▶ **AIM OF THE TASK**: Omit any picture, and return the remaining data exactly as written.
^^^^^^^^^^^^^^^^
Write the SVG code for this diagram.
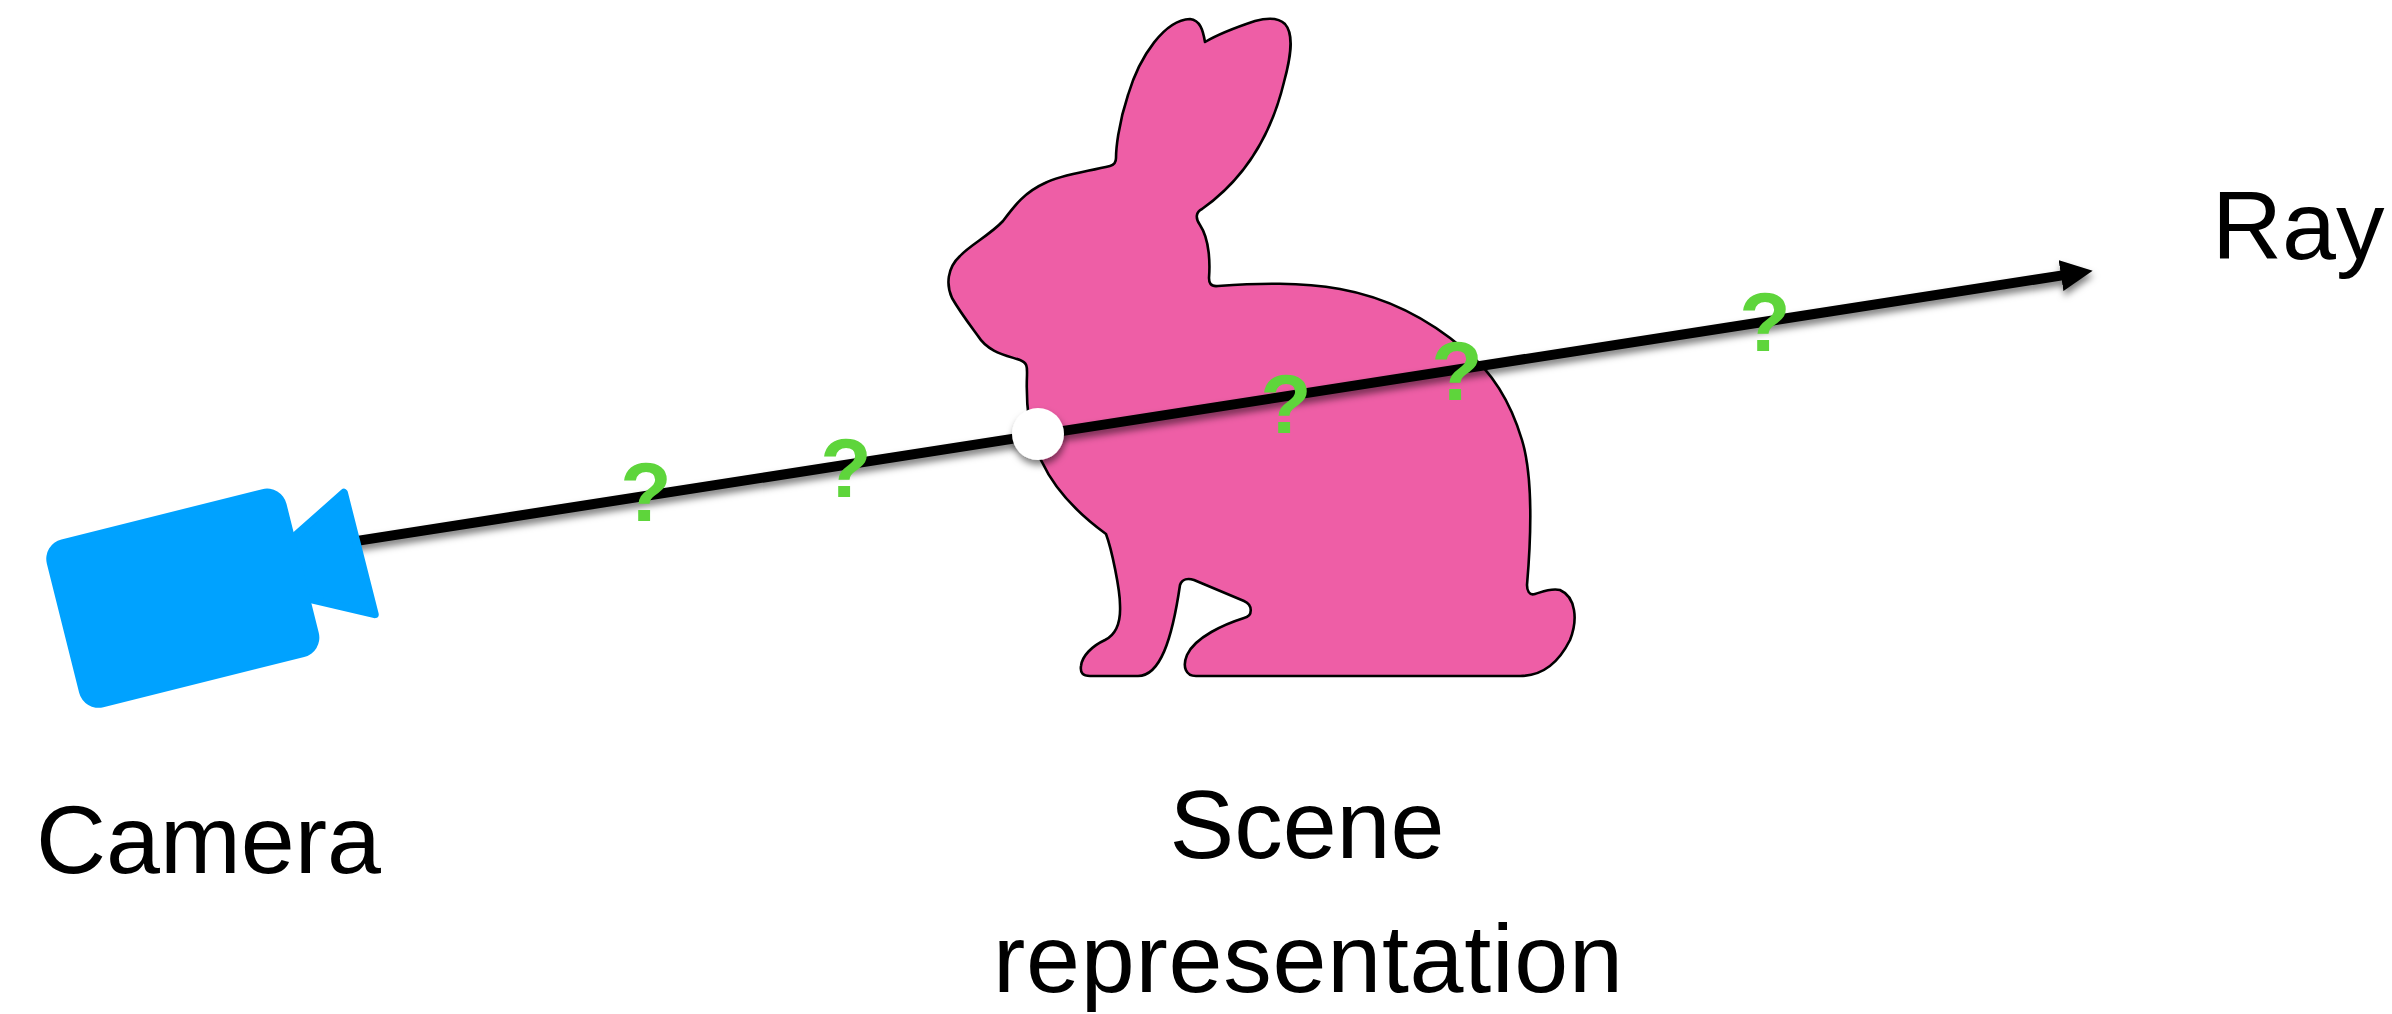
<svg xmlns="http://www.w3.org/2000/svg" width="2392" height="1014" viewBox="0 0 2392 1014">
  <style>
    .label { font-family: "Liberation Sans", Arial, sans-serif; font-size: 97px; fill: #000; }
    .unknown { font-family: "Liberation Sans", Arial, sans-serif; font-weight: bold; font-size: 84px; fill: #5ED53B; text-anchor: middle; }
    .bunny { fill: #EE5EA6; stroke: #000; stroke-width: 2.6; stroke-linejoin: round; }
    .cam { fill: #00A2FF; }
  </style>
  <defs>
    <filter id="softShadow" x="-10%" y="-50%" width="120%" height="200%">
      <feDropShadow dx="1" dy="5" stdDeviation="3.5" flood-color="#000" flood-opacity="0.5"/>
    </filter>
    <marker id="arrowHead" markerUnits="userSpaceOnUse" viewBox="0 0 32 31" refX="3" refY="15.5" markerWidth="32" markerHeight="31" orient="auto">
      <path d="M0 0 L32 15.5 L0 31 Z" fill="#000"/>
    </marker>
  </defs>
  <rect width="2392" height="1014" fill="#fff"/>

  <!-- scene: bunny silhouette -->
  <g id="scene">
    <path class="bunny" d="M 1205 42
      C 1203 30, 1200 20, 1190 19
      C 1165 20, 1140 55, 1128 95
      C 1118 125, 1116 150, 1116 158
      C 1116 163, 1114 165, 1110 166
      C 1085 172, 1060 175, 1045 183
      C 1025 192, 1015 205, 1003 221
      C 990 235, 970 245, 960 256
      C 947 268, 946 285, 952 298
      C 960 312, 970 325, 978 336
      C 988 352, 1005 355, 1020 360
      C 1028 363, 1027 368, 1027 375
      C 1026 400, 1028 440, 1042 462
      C 1055 490, 1080 515, 1106 534
      C 1112 550, 1120 590, 1120 605
      C 1121 625, 1115 635, 1105 640
      C 1092 646, 1082 656, 1081 666
      C 1080 673, 1083 676, 1090 676
      L 1138 676
      C 1160 676, 1172 640, 1180 585
      C 1182 579, 1188 578, 1194 580
      L 1244 601
      C 1253 605, 1253 616, 1244 618
      C 1225 624, 1195 637, 1187 655
      C 1182 667, 1186 676, 1196 676
      L 1520 676
      C 1545 676, 1560 660, 1570 640
      C 1578 620, 1576 597, 1560 590
      C 1550 588, 1542 592, 1535 594
      C 1529 596, 1527 590, 1527 585
      C 1530 550, 1534 480, 1522 440
      C 1510 400, 1490 370, 1465 350
      C 1430 320, 1390 298, 1340 289
      C 1300 282, 1260 283, 1218 286
      C 1210 287, 1209 282, 1209 278
      C 1210 265, 1210 240, 1200 225
      C 1195 218, 1196 212, 1202 209
      C 1240 182, 1270 140, 1284 82
      C 1290 60, 1295 35, 1285 24
      C 1278 17, 1266 18, 1255 21
      C 1240 26, 1220 33, 1205 42 Z"/>
  </g>

  <!-- connectors: the ray -->
  <g id="connectors" filter="url(#softShadow)">
    <path id="ray" d="M 330 545.1 L 2064 275.1" stroke="#000" stroke-width="10" fill="none" marker-end="url(#arrowHead)"/>
  </g>

  <!-- first surface hit -->
  <g id="hit-point" filter="url(#softShadow)">
    <circle cx="1038" cy="434" r="26" fill="#fff"/>
  </g>

  <!-- camera icon -->
  <g id="camera">
    <polygon class="cam" points="343.9,492.8 374.7,614.2 242,583" stroke="#00A2FF" stroke-width="8" stroke-linejoin="round"/>
    <rect class="cam" x="0" y="0" width="247" height="173" rx="20" ry="20" transform="translate(42 544.3) rotate(-14.05)"/>
  </g>

  <!-- unknown samples along the ray -->
  <g id="samples">
    <text class="unknown" x="646" y="521">?</text>
    <text class="unknown" x="846" y="497">?</text>
    <text class="unknown" x="1286" y="433">?</text>
    <text class="unknown" x="1457" y="400">?</text>
    <text class="unknown" x="1765" y="351">?</text>
  </g>

  <!-- labels -->
  <g id="label-camera"><text class="label" x="36" y="873">Camera</text></g>
  <g id="label-scene">
    <text class="label" x="1307" y="858" text-anchor="middle">Scene</text>
    <text class="label" x="1308" y="992" text-anchor="middle" textLength="630" lengthAdjust="spacing">representation</text>
  </g>
  <g id="label-ray"><text class="label" x="2212" y="259">Ray</text></g>
</svg>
^^^^^^^^^^^^^^^^
▶ **COMPLETE RESPONSE**:
Write the SVG code for this diagram.
<svg xmlns="http://www.w3.org/2000/svg" width="2392" height="1014" viewBox="0 0 2392 1014">
  <style>
    .label { font-family: "Liberation Sans", Arial, sans-serif; font-size: 97px; fill: #000; }
    .unknown { font-family: "Liberation Sans", Arial, sans-serif; font-weight: bold; font-size: 84px; fill: #5ED53B; text-anchor: middle; }
    .bunny { fill: #EE5EA6; stroke: #000; stroke-width: 2.6; stroke-linejoin: round; }
    .cam { fill: #00A2FF; }
  </style>
  <defs>
    <filter id="softShadow" x="-10%" y="-50%" width="120%" height="200%">
      <feDropShadow dx="1" dy="5" stdDeviation="3.5" flood-color="#000" flood-opacity="0.5"/>
    </filter>
    <marker id="arrowHead" markerUnits="userSpaceOnUse" viewBox="0 0 32 31" refX="3" refY="15.5" markerWidth="32" markerHeight="31" orient="auto">
      <path d="M0 0 L32 15.5 L0 31 Z" fill="#000"/>
    </marker>
  </defs>
  <rect width="2392" height="1014" fill="#fff"/>

  <!-- scene: bunny silhouette -->
  <g id="scene">
    <path class="bunny" d="M 1205 42
      C 1203 30, 1200 20, 1190 19
      C 1165 20, 1140 55, 1128 95
      C 1118 125, 1116 150, 1116 158
      C 1116 163, 1114 165, 1110 166
      C 1085 172, 1060 175, 1045 183
      C 1025 192, 1015 205, 1003 221
      C 990 235, 970 245, 960 256
      C 947 268, 946 285, 952 298
      C 960 312, 970 325, 978 336
      C 988 352, 1005 355, 1020 360
      C 1028 363, 1027 368, 1027 375
      C 1026 400, 1028 440, 1042 462
      C 1055 490, 1080 515, 1106 534
      C 1112 550, 1120 590, 1120 605
      C 1121 625, 1115 635, 1105 640
      C 1092 646, 1082 656, 1081 666
      C 1080 673, 1083 676, 1090 676
      L 1138 676
      C 1160 676, 1172 640, 1180 585
      C 1182 579, 1188 578, 1194 580
      L 1244 601
      C 1253 605, 1253 616, 1244 618
      C 1225 624, 1195 637, 1187 655
      C 1182 667, 1186 676, 1196 676
      L 1520 676
      C 1545 676, 1560 660, 1570 640
      C 1578 620, 1576 597, 1560 590
      C 1550 588, 1542 592, 1535 594
      C 1529 596, 1527 590, 1527 585
      C 1530 550, 1534 480, 1522 440
      C 1510 400, 1490 370, 1465 350
      C 1430 320, 1390 298, 1340 289
      C 1300 282, 1260 283, 1218 286
      C 1210 287, 1209 282, 1209 278
      C 1210 265, 1210 240, 1200 225
      C 1195 218, 1196 212, 1202 209
      C 1240 182, 1270 140, 1284 82
      C 1290 60, 1295 35, 1285 24
      C 1278 17, 1266 18, 1255 21
      C 1240 26, 1220 33, 1205 42 Z"/>
  </g>

  <!-- connectors: the ray -->
  <g id="connectors" filter="url(#softShadow)">
    <path id="ray" d="M 330 545.1 L 2064 275.1" stroke="#000" stroke-width="10" fill="none" marker-end="url(#arrowHead)"/>
  </g>

  <!-- first surface hit -->
  <g id="hit-point" filter="url(#softShadow)">
    <circle cx="1038" cy="434" r="26" fill="#fff"/>
  </g>

  <!-- camera icon -->
  <g id="camera">
    <polygon class="cam" points="343.9,492.8 374.7,614.2 242,583" stroke="#00A2FF" stroke-width="8" stroke-linejoin="round"/>
    <rect class="cam" x="0" y="0" width="247" height="173" rx="20" ry="20" transform="translate(42 544.3) rotate(-14.05)"/>
  </g>

  <!-- unknown samples along the ray -->
  <g id="samples">
    <text class="unknown" x="646" y="521">?</text>
    <text class="unknown" x="846" y="497">?</text>
    <text class="unknown" x="1286" y="433">?</text>
    <text class="unknown" x="1457" y="400">?</text>
    <text class="unknown" x="1765" y="351">?</text>
  </g>

  <!-- labels -->
  <g id="label-camera"><text class="label" x="36" y="873">Camera</text></g>
  <g id="label-scene">
    <text class="label" x="1307" y="858" text-anchor="middle">Scene</text>
    <text class="label" x="1308" y="992" text-anchor="middle" textLength="630" lengthAdjust="spacing">representation</text>
  </g>
  <g id="label-ray"><text class="label" x="2212" y="259">Ray</text></g>
</svg>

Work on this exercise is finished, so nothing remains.